Helen Gourlay Cawley (née Gourlay; born 23 December 1946) is a retired tennis player from Australia.

Personal
Helen Gourlay was born in Launceston, Tasmania, Australia. She married Richard Leon Cawley in January 1977, and married William Timothy Cape in October 1986.

Career
Cawley reached the singles final of two Grand Slam tournaments, losing the 1971 French Open and the December 1977 Australian Open to countrywoman Evonne Goolagong Cawley (no relation).

An operation on her elbow sidelined her for 10 months in 1973.

In women's doubles, Cawley was a four-time winner of the Australian Open (1972, 1976, 1977 (January), 1977 (December)). She won Wimbledon in 1977 partnering JoAnne Russell and was the runner-up there in 1974 with Karen Krantzcke.
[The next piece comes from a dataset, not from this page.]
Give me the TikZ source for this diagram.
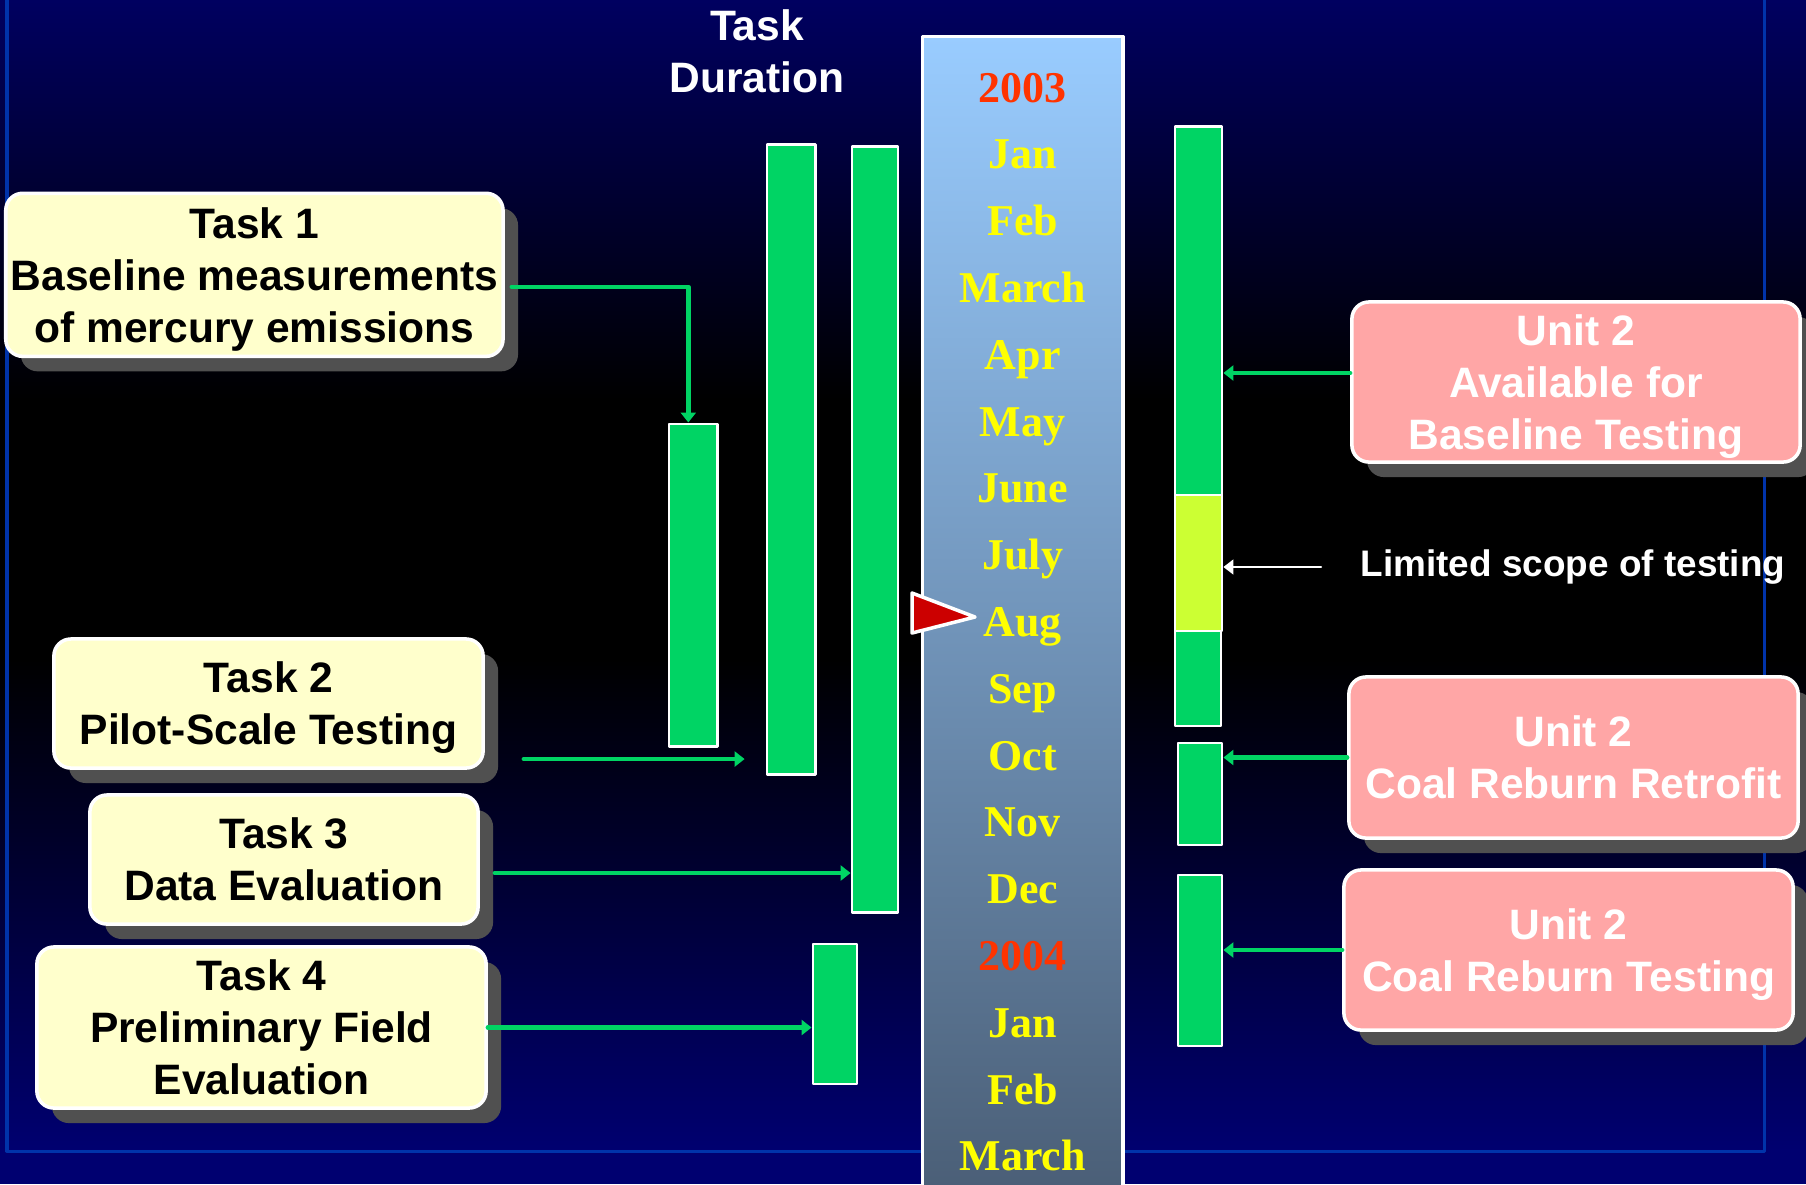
\documentclass[tikz,border=0pt]{standalone}
\usepackage{fontspec}
\setmainfont{Liberation Sans}
\newfontfamily\monthfont{Liberation Serif}
\usetikzlibrary{arrows.meta,shadows}

\definecolor{navytop}{RGB}{0,0,96}
\definecolor{navylow}{RGB}{0,0,112}
\definecolor{framebl}{RGB}{0,51,170}
\definecolor{bargreen}{RGB}{0,212,100}
\definecolor{limgreen}{RGB}{204,255,51}
\definecolor{taskyel}{RGB}{255,255,204}
\definecolor{unitpink}{RGB}{255,166,166}
\definecolor{shadowgray}{RGB}{80,80,80}
\definecolor{skytop}{RGB}{153,204,255}
\definecolor{skybot}{RGB}{74,94,118}
\definecolor{yearred}{RGB}{255,51,0}
\definecolor{monthyel}{RGB}{255,255,0}
\definecolor{pointred}{RGB}{204,0,0}

\tikzset{
  roundbox/.style={draw=white,line width=1pt,rounded corners=0.17cm,align=center,inner sep=0pt,
    font=\bfseries\fontsize{12.1}{14.8}\selectfont,text depth=0pt,
    drop shadow={shadow xshift=0.15cm,shadow yshift=-0.15cm,fill=shadowgray,opacity=1}},
  taskbox/.style={roundbox,fill=taskyel,text=black},
  unitbox/.style={roundbox,fill=unitpink,text=white},
  durbar/.style={draw=white,line width=0.8pt,fill=bargreen,inner sep=0pt},
  month/.style={font=\monthfont\bfseries\fontsize{12.5}{14}\selectfont,text height=8.3pt,text depth=0pt,inner sep=0pt},
  grn/.style={->,color=bargreen,line width=1.3pt}
}

\begin{document}
\begin{tikzpicture}[line cap=round,line join=round,>={Triangle[length=0.1cm,width=0.15cm]},x=0.01cm,y=-0.01cm]
    \useasboundingbox (0,0) rectangle (1806,1184);
    \clip (0,0) rectangle (1806,1184);
    \fill[navylow] (0,0) rectangle (1806,1184);
    \shade[top color=navytop,bottom color=black] (0,0) rectangle (1806,400);
    \fill[black] (0,399) rectangle (1806,660);
    \shade[top color=black,bottom color=navylow] (0,659) rectangle (1806,1151);
    \draw[color=framebl,line width=0.03cm] (7,-20) rectangle (1764,1151);

    \node[text=white,font=\bfseries\fontsize{12.1}{14.8}\selectfont,align=center] (title) at (757,51) {Task\\Duration};

    \node[draw=white,line width=1pt,top color=skytop,bottom color=skybot,minimum width=2cm,minimum height=11.6cm,inner sep=0pt] (tl) at (1022.7,616.9) {};
    \foreach \m/\c [count=\k from 0] in {2003/yearred,Jan/monthyel,Feb/monthyel,March/monthyel,Apr/monthyel,May/monthyel,June/monthyel,July/monthyel,Aug/monthyel,Sep/monthyel,Oct/monthyel,Nov/monthyel,Dec/monthyel,2004/yearred,Jan/monthyel,Feb/monthyel,March/monthyel}
    \node[month,text=\c] (mon\k) at (1022.7,{87.5+66.8*\k}) {\m};
    \draw[fill=pointred,draw=white,line width=1pt] (912,593) -- (975,617) -- (912,633) -- cycle;

    \node[durbar,minimum width=0.486cm,minimum height=3.22cm] (b1) at (693.3,585) {};
    \node[durbar,minimum width=0.485cm,minimum height=6.29cm] (b2) at (791.3,459.5) {};
    \node[durbar,minimum width=0.46cm,minimum height=7.65cm] (b3) at (875,529.5) {};
    \node[durbar,minimum width=0.44cm,minimum height=1.40cm] (b4) at (835,1014) {};
    \node[durbar,minimum width=0.47cm,minimum height=3.68cm] (r1) at (1198.5,311) {};
    \node[durbar,fill=limgreen,minimum width=0.47cm,minimum height=1.36cm] (rl) at (1198.5,563) {};
    \node[durbar,minimum width=0.46cm,minimum height=0.95cm] (r2) at (1198,678.5) {};
    \node[durbar,minimum width=0.44cm,minimum height=1.02cm] (r3) at (1200,794) {};
    \node[durbar,minimum width=0.44cm,minimum height=1.71cm] (r4) at (1200,960.5) {};

    \node[taskbox,minimum width=4.97cm,minimum height=1.63cm] (t1) at (254.4,274.8) {Task 1\\Baseline measurements\\of mercury emissions};
    \node[taskbox,minimum width=4.29cm,minimum height=1.29cm] (t2) at (268.5,703.5) {Task 2\\Pilot-Scale Testing};
    \node[taskbox,minimum width=3.88cm,minimum height=1.29cm] (t3) at (284,859.5) {Task 3\\Data Evaluation};
    \node[taskbox,minimum width=4.49cm,minimum height=1.61cm] (t4) at (261.5,1027.5) {Task 4\\Preliminary Field\\Evaluation};
    \node[unitbox,minimum width=4.48cm,minimum height=1.60cm] (u1) at (1576,382) {Unit 2\\Available for\\Baseline Testing};
    \node[unitbox,minimum width=4.49cm,minimum height=1.61cm] (u2) at (1573.5,757.5) {Unit 2\\Coal Reburn Retrofit};
    \node[unitbox,minimum width=4.49cm,minimum height=1.60cm] (u3) at (1568.5,950) {Unit 2\\Coal Reburn Testing};
    \node[text=white,font=\bfseries\fontsize{10.5}{12}\selectfont] (lim) at (1573,567) {Limited scope of testing};

    \coordinate (a2) at ([xshift=0.39cm,yshift=-0.555cm]t2.east);
    \coordinate (a3) at ([xshift=0.15cm,yshift=-0.135cm]t3.east);
    \coordinate (a5) at ([yshift=0.09cm]u1.west);
    \coordinate (a6) at ([xshift=-0.27cm]lim.west);
    \draw[grn] ([xshift=0.07cm,yshift=-0.12cm]t1.east) -| ([xshift=-0.05cm]b1.north);
    \draw[grn,shorten >=0.21cm] (a2) -- (a2 -| b2.west);
    \draw[grn] (a3) -- (a3 -| b3.west);
    \draw[grn] (t4.east) -- (t4.east -| b4.west);
    \draw[grn] (a5) -- (a5 -| r1.east);
    \draw[->,color=white,line width=0.5pt] (a6) -- (a6 -| rl.east);
    \draw[grn] (u2.west) -- (u2.west -| r3.east);
    \draw[grn] (u3.west) -- (u3.west -| r4.east);
\end{tikzpicture}
\end{document}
Gourlay was twice the runner-up at the French Open in 1971 with Kerry Harris and 1977 with Rayni Fox. In 1977, Gourlay played in four of the five Grand Slam Women's Doubles finals (the Australian Open was contested twice), only failing to reach the US Open final, where she lost in the second round with JoAnne Russell.

Grand Slam finals

Singles (2 runner-ups)

Doubles (5 titles, 3 runner-ups)

Note:  Evonne Goolagong Cawley is occasionally credited incorrectly with winning the 1977 Ladies Doubles event at Wimbledon, due to the confusion regarding the married name of her compatriot Helen Gourlay who in fact took the trophy. Both women were listed in tournaments as Mrs. R. Cawley (Goolagong was Mrs. R.A.Cawley and Gourlay Mrs. R.L.Cawley). Goolagong Cawley did not participate at Wimbledon 1977.
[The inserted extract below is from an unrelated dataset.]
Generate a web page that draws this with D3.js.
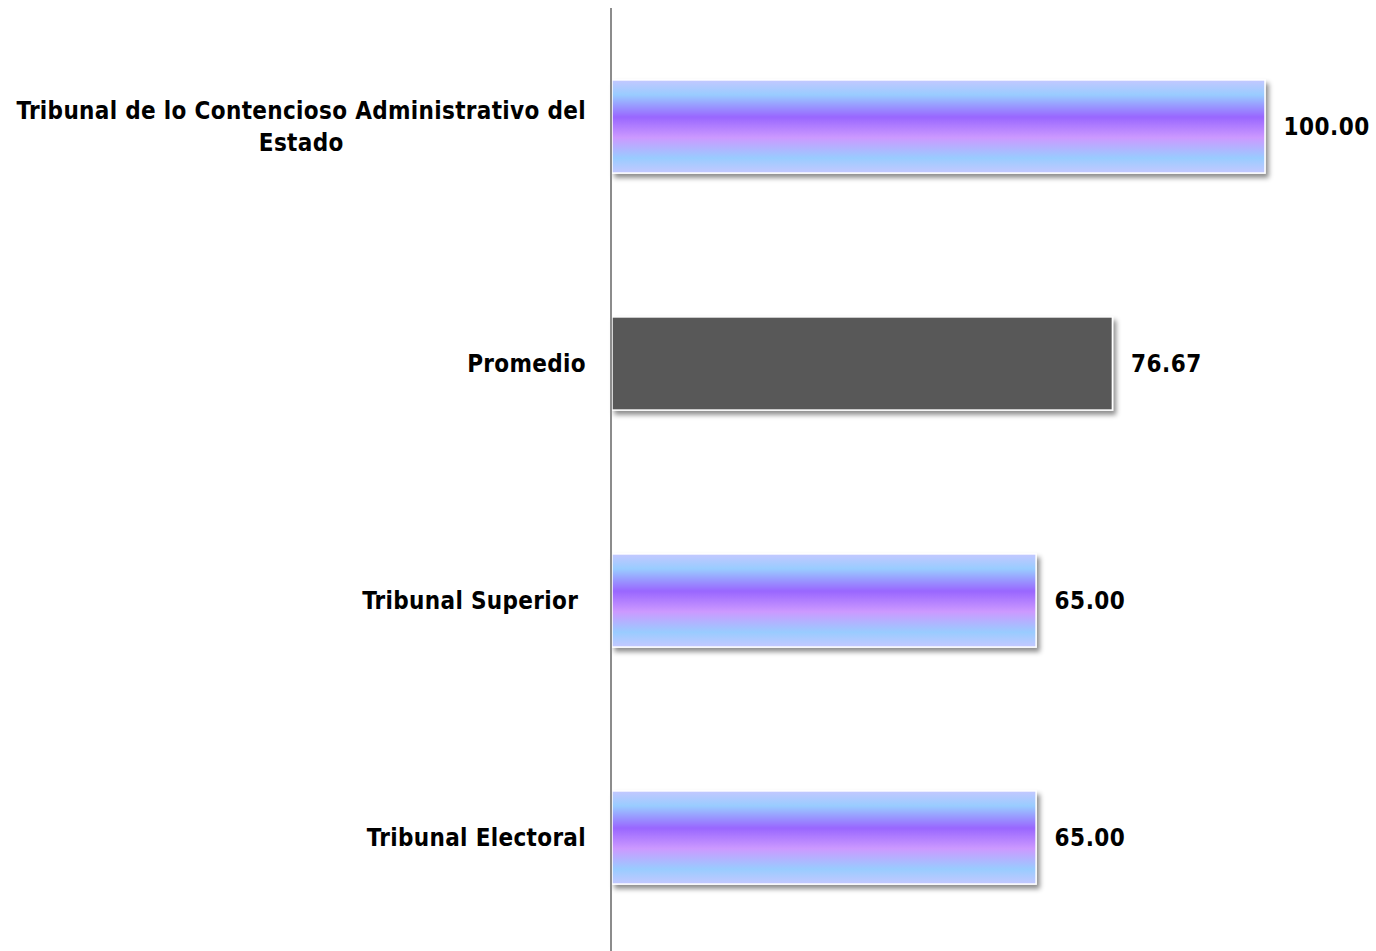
<!DOCTYPE html>
<html>
<head>
<meta charset="utf-8">
<script src="https://cdn.jsdelivr.net/npm/d3@7"></script>
<style>
  body { margin: 0; background: #fff; }
  svg { display: block; }
  text { font-family: "DejaVu Sans Condensed", "DejaVu Sans", sans-serif; font-weight: bold; fill: #000; white-space: pre; }
</style>
</head>
<body>
<svg width="1376" height="951"></svg>
<script>
// data
const categories = [
    ["Tribunal de lo Contencioso Administrativo del", "Estado"],
    ["Promedio"],
    ["Tribunal Superior "],
    ["Tribunal Electoral"]
];
const values = [100, 76.67, 65, 65];
const isAverage = [false, true, false, false];

const svg = d3.select("svg");
const width = 1376, height = 951;
const axisX = 611;

let x = d3.scaleLinear()
    .domain([0, 100])
    .range([axisX, 1265]);

let y = d3.scaleBand()
    .domain(d3.range(categories.length))
    .range([8, 956])
    .paddingInner(0.607)
    .paddingOuter(0.3035);

let defs = svg.append("defs");

let grad = defs.append("linearGradient")
    .attr("id", "barGrad")
    .attr("x1", 0).attr("y1", 0)
    .attr("x2", 0).attr("y2", 1);
[
    [0, "#c4c8ff"],
    [0.16, "#99ccff"],
    [0.40, "#9966ff"],
    [0.62, "#cc99ff"],
    [0.84, "#99ccff"],
    [1, "#c4c8ff"]
].forEach(s => grad.append("stop").attr("offset", s[0]).attr("stop-color", s[1]));

let shadow = defs.append("filter")
    .attr("id", "shadow")
    .attr("x", "-5%").attr("y", "-10%")
    .attr("width", "115%").attr("height", "130%");
shadow.append("feDropShadow")
    .attr("dx", 3).attr("dy", 4)
    .attr("stdDeviation", 2.5)
    .attr("flood-color", "#000")
    .attr("flood-opacity", 0.45);

let bars = svg.append("g");

bars.selectAll(".bar")
    .data(values)
    .enter()
    .append("rect")
    .attr("class", "bar")
    .attr("x", x(0) + 1)
    .attr("y", (d, i) => y(i))
    .attr("width", d => x(d) - x(0) - 1)
    .attr("height", y.bandwidth())
    .attr("fill", (d, i) => isAverage[i] ? "#595959" : "url(#barGrad)")
    .attr("stroke", "#fff")
    .attr("stroke-width", 1.5)
    .attr("filter", "url(#shadow)");

// value labels
svg.append("g")
    .selectAll(".value")
    .data(values)
    .enter()
    .append("text")
    .attr("class", "value")
    .attr("x", d => x(d) + 18.5)
    .attr("y", (d, i) => y(i) + y.bandwidth() / 2)
    .attr("dy", "0.36em")
    .style("font-size", "24px")
    .style("letter-spacing", "0.5px")
    .text(d => d3.format(".2f")(d));

// category labels
let labels = svg.append("g")
    .selectAll(".cat")
    .data(categories)
    .enter()
    .append("text")
    .attr("class", "cat")
    .attr("text-anchor", "middle")
    .style("font-size", "24px")
    .style("letter-spacing", "0.33px")
    .attr("y", (d, i) => y(i) + y.bandwidth() / 2);

const lineH = 32;
labels.each(function(lines) {
    let t = d3.select(this);
    lines.forEach((line, j) => {
        t.append("tspan")
            .attr("x", 0)
            .attr("dy", j === 0 ? ((0.36 - (lines.length - 1) * lineH / 2 / 24) + "em") : lineH + "px")
            .text(line);
    });
});
// right align the block, centre each line within it (like a wrapped label)
labels.each(function() {
    let t = d3.select(this);
    let w = d3.max(t.selectAll("tspan").nodes(), n => n.getComputedTextLength());
    t.attr("transform", `translate(${586 - w / 2},0)`);
});

// axis line
svg.append("line")
    .attr("x1", axisX).attr("x2", axisX)
    .attr("y1", 8).attr("y2", height)
    .attr("stroke", "#8c8c8c")
    .attr("stroke-width", 2);
</script>
</body>
</html>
Grand Slam singles tournament timeline 

Note: The Australian Open was held twice in 1977, in January and December.

Coaching
Gourlay was coached by Brian Hudson for over 10 years.  She lived with Brian, his wife Beryl and their children for three years while he coached her for free at his Granville (Sydney) tennis courts (1963-1965).  Gourlay and Brian played mixed doubles at White City (1968) and Wimbledon (1972). Gourlay was also coached by Brian at his Terranora court leading into many international events, including Gram Slams.   Brian coached Gourlay in the 1977 Australian Open, in which fifth-seeded Gourlay defeated second-seeded Sue Barker in the semi-final.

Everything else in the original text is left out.